Hiring independent contractors to supplement your staff during busy times or for specific tasks can be a smart strategy. However, there are a number of questions to answer and a few potential drawbacks to consider first.
One obvious advantage of using freelancers is the money saved by avoiding Social Security and Medicare tax payments, unemployment insurance, health care coverage, and 401K benefits. Firms can also avoid covering expenses like overtime and comp days – and, if the freelancer isn’t a good fit for your firm, termination and severance pay.
Hiring temporary help may also allow you to find an individual with the specific skill set or background you need for a particular project or client. Moreover, if a rush job comes in when your team is already overburdened, hiring a responsible independent contractor to focus exclusively on it can be a smart business decision.
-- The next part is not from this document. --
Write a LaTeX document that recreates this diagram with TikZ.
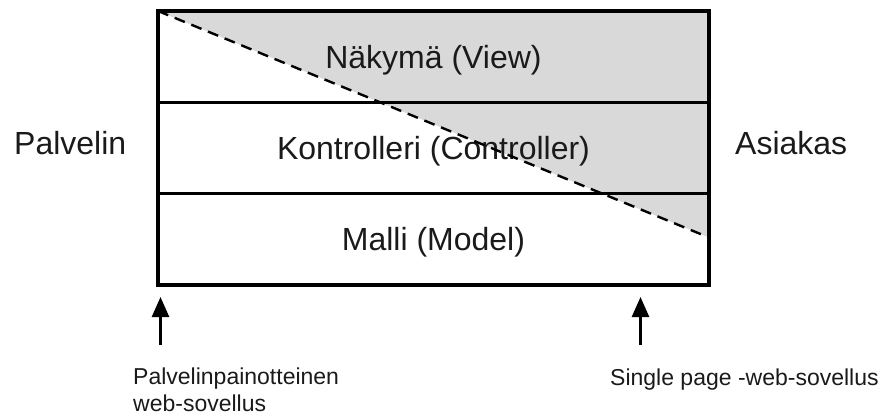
\documentclass[tikz,border=0pt]{standalone}
\usepackage{fontspec}
\setmainfont{Liberation Sans}
\usetikzlibrary{arrows.meta,backgrounds,positioning,calc}
\definecolor{lightgrayfill}{HTML}{D9D9D9}
\definecolor{inkcol}{HTML}{1A1A1A}
\begin{document}
\begin{tikzpicture}[x=1pt,y=-1pt,
  layer/.style={draw=black,line width=3.2pt,minimum width=551pt,minimum height=91.33pt,
    inner sep=0pt,outer sep=0pt,text height=23pt,text depth=0pt,text=inkcol,
    font=\fontsize{32}{38}\selectfont},
  side/.style={anchor=base west,inner sep=0pt,text=inkcol,font=\fontsize{32}{38}\selectfont},
  small/.style={inner sep=0pt,text=inkcol,font=\fontsize{23}{27}\selectfont},
  uparrow/.style={line width=2.6pt,-{Triangle[length=20pt,width=17pt]}},
  split/.style={line width=2.4pt,dash pattern=on 11pt off 7pt}]
\useasboundingbox (0,0) rectangle (884,416);
\node[layer] (view) at (433.5,56.67) {Näkymä (View)};
\node[layer,below=0pt of view] (ctrl) {Kontrolleri (Controller)};
\node[layer,below=0pt of ctrl] (model) {Malli (Model)};
\begin{pgfonlayer}{background}
\fill[lightgrayfill] (view.north west) -- (view.north east) -- ($(model.north east)!0.48!(model.south east)$) coordinate (cut) -- cycle;
\end{pgfonlayer}
\draw[split] (view.north west) -- (cut);
\node[side] (server) at (14,154) {Palvelin};
\node[side] (client) at (735,154) {Asiakas};
\node[small,anchor=north west,align=left] (spa0) at (133,367.5) {Palvelinpainotteinen\\web-sovellus};
\node[small,anchor=base west] (spa) at (610,385) {Single page -web-sovellus};
\coordinate (a1s) at (160.5,345);
\coordinate (a1e) at (160.5,297);
\coordinate (a2s) at (640.5,345);
\coordinate (a2e) at (640.5,297);
\draw[uparrow] (a1s) -- (a1e);
\draw[uparrow] (a2s) -- (a2e);
\end{tikzpicture}
\end{document}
On the downside, each new freelancer is an unknown entity. Even with references, you can’t truly gauge their work habits, talent level, or ethics until you work with them. And, unless they’ll be working from a remote location, you’ll be adding a new personality to the mix, which can affect your team’s morale and mood.
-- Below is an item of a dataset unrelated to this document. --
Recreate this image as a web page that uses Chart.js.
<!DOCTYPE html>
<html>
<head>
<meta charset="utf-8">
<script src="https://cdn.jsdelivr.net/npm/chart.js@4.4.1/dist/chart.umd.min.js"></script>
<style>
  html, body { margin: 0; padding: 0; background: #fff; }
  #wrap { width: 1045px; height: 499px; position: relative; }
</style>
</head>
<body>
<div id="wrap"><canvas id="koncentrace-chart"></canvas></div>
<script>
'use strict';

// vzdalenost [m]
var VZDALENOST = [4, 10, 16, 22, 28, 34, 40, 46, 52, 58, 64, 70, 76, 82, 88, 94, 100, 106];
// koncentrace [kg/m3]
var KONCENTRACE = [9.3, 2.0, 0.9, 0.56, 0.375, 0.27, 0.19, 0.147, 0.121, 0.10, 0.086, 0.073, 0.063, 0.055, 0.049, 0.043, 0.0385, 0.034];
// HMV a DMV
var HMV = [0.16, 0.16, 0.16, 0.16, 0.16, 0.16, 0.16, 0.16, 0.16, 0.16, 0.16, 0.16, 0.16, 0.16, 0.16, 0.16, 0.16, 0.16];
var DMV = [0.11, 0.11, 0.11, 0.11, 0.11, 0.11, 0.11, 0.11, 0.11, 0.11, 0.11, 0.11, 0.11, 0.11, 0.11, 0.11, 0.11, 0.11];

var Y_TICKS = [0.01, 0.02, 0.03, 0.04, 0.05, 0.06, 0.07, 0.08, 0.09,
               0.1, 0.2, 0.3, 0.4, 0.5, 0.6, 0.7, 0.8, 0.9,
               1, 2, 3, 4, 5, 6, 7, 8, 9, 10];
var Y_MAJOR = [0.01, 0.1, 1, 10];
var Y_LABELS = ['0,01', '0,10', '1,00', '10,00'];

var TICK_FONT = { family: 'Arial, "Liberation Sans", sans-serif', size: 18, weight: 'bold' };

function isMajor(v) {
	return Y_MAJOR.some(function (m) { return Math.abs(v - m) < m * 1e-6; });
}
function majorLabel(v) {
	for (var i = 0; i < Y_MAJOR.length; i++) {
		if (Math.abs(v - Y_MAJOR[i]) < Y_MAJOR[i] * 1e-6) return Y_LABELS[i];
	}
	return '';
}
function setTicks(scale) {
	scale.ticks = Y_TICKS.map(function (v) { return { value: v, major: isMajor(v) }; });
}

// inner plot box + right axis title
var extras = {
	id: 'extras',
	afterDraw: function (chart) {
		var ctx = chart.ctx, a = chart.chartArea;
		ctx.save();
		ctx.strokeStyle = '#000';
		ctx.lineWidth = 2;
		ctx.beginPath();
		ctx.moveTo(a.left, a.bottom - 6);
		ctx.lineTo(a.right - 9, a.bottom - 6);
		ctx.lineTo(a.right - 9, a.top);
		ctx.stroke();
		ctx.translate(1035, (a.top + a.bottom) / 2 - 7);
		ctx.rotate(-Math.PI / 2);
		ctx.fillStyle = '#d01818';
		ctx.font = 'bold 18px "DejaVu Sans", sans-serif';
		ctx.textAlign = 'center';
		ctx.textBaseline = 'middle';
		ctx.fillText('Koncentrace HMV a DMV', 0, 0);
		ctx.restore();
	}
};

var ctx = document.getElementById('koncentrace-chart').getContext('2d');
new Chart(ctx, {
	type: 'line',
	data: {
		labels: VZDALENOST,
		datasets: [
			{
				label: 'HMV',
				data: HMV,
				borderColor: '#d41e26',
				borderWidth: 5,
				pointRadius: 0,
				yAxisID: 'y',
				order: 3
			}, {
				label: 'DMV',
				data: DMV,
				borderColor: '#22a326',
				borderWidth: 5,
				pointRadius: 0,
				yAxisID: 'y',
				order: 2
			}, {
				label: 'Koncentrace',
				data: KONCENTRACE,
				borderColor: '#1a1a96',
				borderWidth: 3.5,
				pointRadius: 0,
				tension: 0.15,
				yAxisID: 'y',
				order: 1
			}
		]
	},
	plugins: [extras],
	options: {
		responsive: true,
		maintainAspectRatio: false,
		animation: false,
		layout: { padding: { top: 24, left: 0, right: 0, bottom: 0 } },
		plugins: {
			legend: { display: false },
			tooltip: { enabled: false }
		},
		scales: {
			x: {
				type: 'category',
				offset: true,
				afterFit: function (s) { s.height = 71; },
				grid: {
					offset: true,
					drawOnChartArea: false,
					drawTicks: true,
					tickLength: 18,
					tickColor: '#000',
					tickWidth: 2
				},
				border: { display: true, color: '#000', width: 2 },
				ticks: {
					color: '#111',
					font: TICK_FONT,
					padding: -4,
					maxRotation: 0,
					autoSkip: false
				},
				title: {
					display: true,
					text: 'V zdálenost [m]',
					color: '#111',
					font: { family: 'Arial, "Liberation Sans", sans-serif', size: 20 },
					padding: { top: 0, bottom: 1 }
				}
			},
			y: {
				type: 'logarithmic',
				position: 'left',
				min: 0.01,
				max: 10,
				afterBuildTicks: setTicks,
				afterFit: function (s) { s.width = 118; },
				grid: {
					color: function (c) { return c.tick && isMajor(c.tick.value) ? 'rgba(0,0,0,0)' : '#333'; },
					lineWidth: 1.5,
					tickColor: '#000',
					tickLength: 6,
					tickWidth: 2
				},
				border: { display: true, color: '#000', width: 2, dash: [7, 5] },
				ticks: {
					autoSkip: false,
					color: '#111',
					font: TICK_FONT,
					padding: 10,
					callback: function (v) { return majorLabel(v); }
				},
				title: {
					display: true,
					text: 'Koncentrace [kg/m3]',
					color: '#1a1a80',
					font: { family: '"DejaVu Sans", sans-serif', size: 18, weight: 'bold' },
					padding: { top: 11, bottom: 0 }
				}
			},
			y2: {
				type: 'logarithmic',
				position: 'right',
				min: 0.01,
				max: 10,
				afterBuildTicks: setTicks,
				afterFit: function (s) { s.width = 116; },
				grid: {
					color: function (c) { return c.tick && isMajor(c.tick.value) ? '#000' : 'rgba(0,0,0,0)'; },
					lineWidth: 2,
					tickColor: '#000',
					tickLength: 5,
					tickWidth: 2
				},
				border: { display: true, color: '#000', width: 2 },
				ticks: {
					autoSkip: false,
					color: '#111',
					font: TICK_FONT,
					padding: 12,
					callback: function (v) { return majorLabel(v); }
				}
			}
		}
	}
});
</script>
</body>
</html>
Remember, too, that your ability to manage independent contractors is limited. You can’t legally dictate a freelancer’s hours and workflow as you would a full-time employee’s. By extension, be careful how you classify them on paper and what you demand of them to avoid liability for employment tax.
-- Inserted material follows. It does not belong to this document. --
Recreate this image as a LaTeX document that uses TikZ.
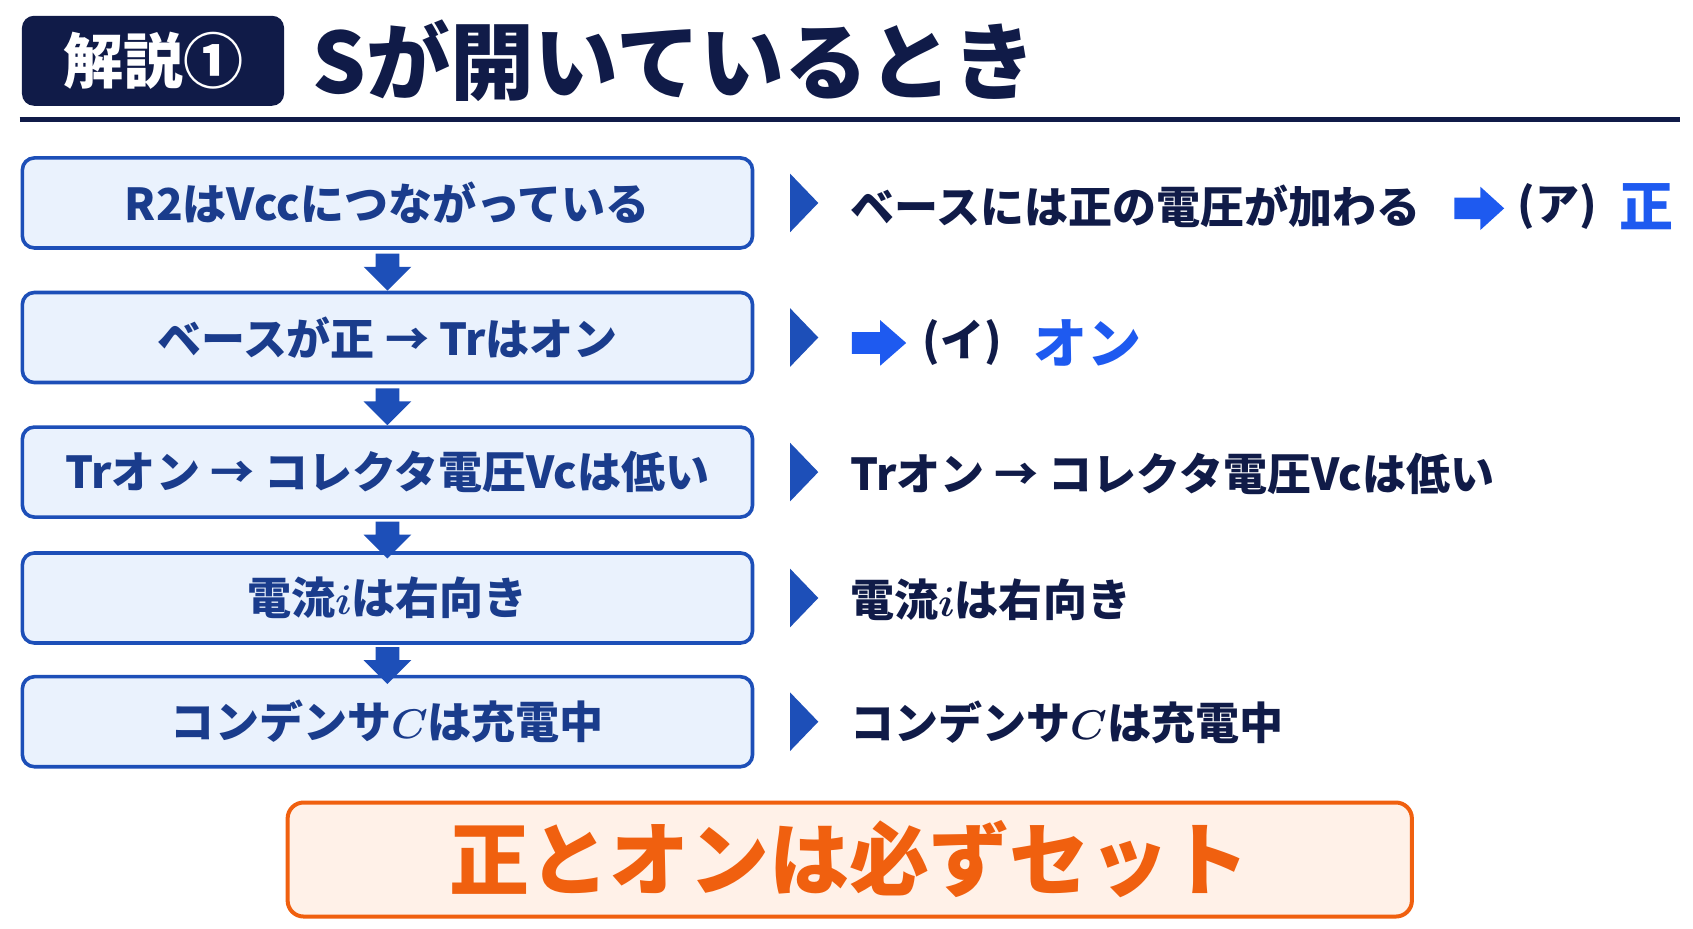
\documentclass[tikz,border=0pt]{standalone}
\usepackage{amsmath,bm}
\usepackage{fontspec}
\setmainfont{Noto Sans CJK JP}
\usepackage{tikz}
\usetikzlibrary{positioning,calc}
\definecolor{navy}{HTML}{101B48}
\definecolor{boxblue}{HTML}{1D4FB8}
\definecolor{boxfill}{HTML}{EAF2FD}
\definecolor{txtblue}{HTML}{1A3C8C}
\definecolor{brightblue}{HTML}{1E5AF0}
\definecolor{orng}{HTML}{F0600F}
\definecolor{orngfill}{HTML}{FFF1E8}
\tikzset{
  step box/.style={draw=boxblue, fill=boxfill, line width=1.8pt, rounded corners=6pt,
    minimum width=365pt, minimum height=45pt, font=\bfseries\fontsize{22}{26}\selectfont, text=txtblue},
  note/.style={anchor=west, font=\bfseries\fontsize{22}{26}\selectfont, text=navy, inner sep=0pt},
  down arrow/.style={fill=boxblue},
  row mark/.style={fill=boxblue},
}
\begin{document}
\begin{tikzpicture}[x=0.5425pt, y=-0.5425pt]
  \useasboundingbox (0,0) rectangle (1560,856);
  % title
  \node[fill=navy, rounded corners=6pt, minimum width=131pt, minimum height=45pt,
        text=white, font=\bfseries\fontsize{30}{34}\selectfont] (badge) at (141,56) {解説①};
  \node[anchor=west, text=navy, font=\bfseries\fontsize{42}{46}\selectfont, inner sep=0pt]
        (title) at (288,56) {Sが開いているとき};
  \draw[navy, line width=2.2pt] (18,110) -- (1548,110);
  % left column of steps
  \node[step box] (s1) at (357,187) {R2はVccにつながっている};
  \node[step box] (s2) at (357,311) {ベースが正 → Trはオン};
  \node[step box] (s3) at (357,435) {Trオン → コレクタ電圧Vcは低い};
  \node[step box] (s4) at (357,551) {電流$\bm{i}$は右向き};
  \node[step box] (s5) at (357,665) {コンデンサ$\bm{C}$は充電中};
  % down arrows between steps
  \foreach \a/\b in {s1/s2, s2/s3, s3/s4, s4/s5}
    \path[down arrow] ($(\a.south)!0.15!(\b.north)$) ++(-11,-2) -- ++(22,0) -- ++(0,12)
      -- ++(11,0) -- ++(-22,22) -- ++(-22,-22) -- ++(11,0) -- cycle;
  % right column marks
  \foreach \y in {187,311,435,551,665}
    \path[row mark] (728,\y-27) -- (754,\y) -- (728,\y+27) -- cycle;
  \node[note] (n1) at (783,190) {ベースには正の電圧が加わる};
  \path[fill=brightblue] (1340,182) -- ++(24,0) -- ++(0,-10) -- ++(22,20) -- ++(-22,20)
      -- ++(0,-10) -- ++(-24,0) -- cycle;
  \node[note] (a1) at (1398,190) {(ア)};
  \node[note, text=brightblue, font=\bfseries\fontsize{27}{30}\selectfont] (p1) at (1492,190) {正};
  \path[fill=brightblue] (785,306) -- ++(26,0) -- ++(0,-11) -- ++(24,21) -- ++(-24,21)
      -- ++(0,-11) -- ++(-26,0) -- cycle;
  \node[note] (a2) at (850,316) {(イ)};
  \node[note, text=brightblue, font=\bfseries\fontsize{27}{30}\selectfont] (p2) at (952,316) {オン};
  \node[note] (n3) at (783,437) {Trオン → コレクタ電圧Vcは低い};
  \node[note] (n4) at (783,553) {電流$\bm{i}$は右向き};
  \node[note] (n5) at (783,666) {コンデンサ$\bm{C}$は充電中};
  % summary
  \node[draw=orng, fill=orngfill, line width=2pt, rounded corners=8pt, minimum width=562pt,
        minimum height=57pt, text=orng, font=\bfseries\fontsize{40}{44}\selectfont]
        (sum) at (783,792) {正とオンは必ずセット};
\end{tikzpicture}
\end{document}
If you decide to use freelance help, where can you find qualified experts? Start with your existing network. A member of your team or a colleague in the industry might be able to recommend qualified individuals. Former employees may now be self-employed and willing to freelance for you. If not, a number of websites specialize in connecting freelancers with those looking to hire them, including LinkedIn, Elance, Guru, and Mom Corps.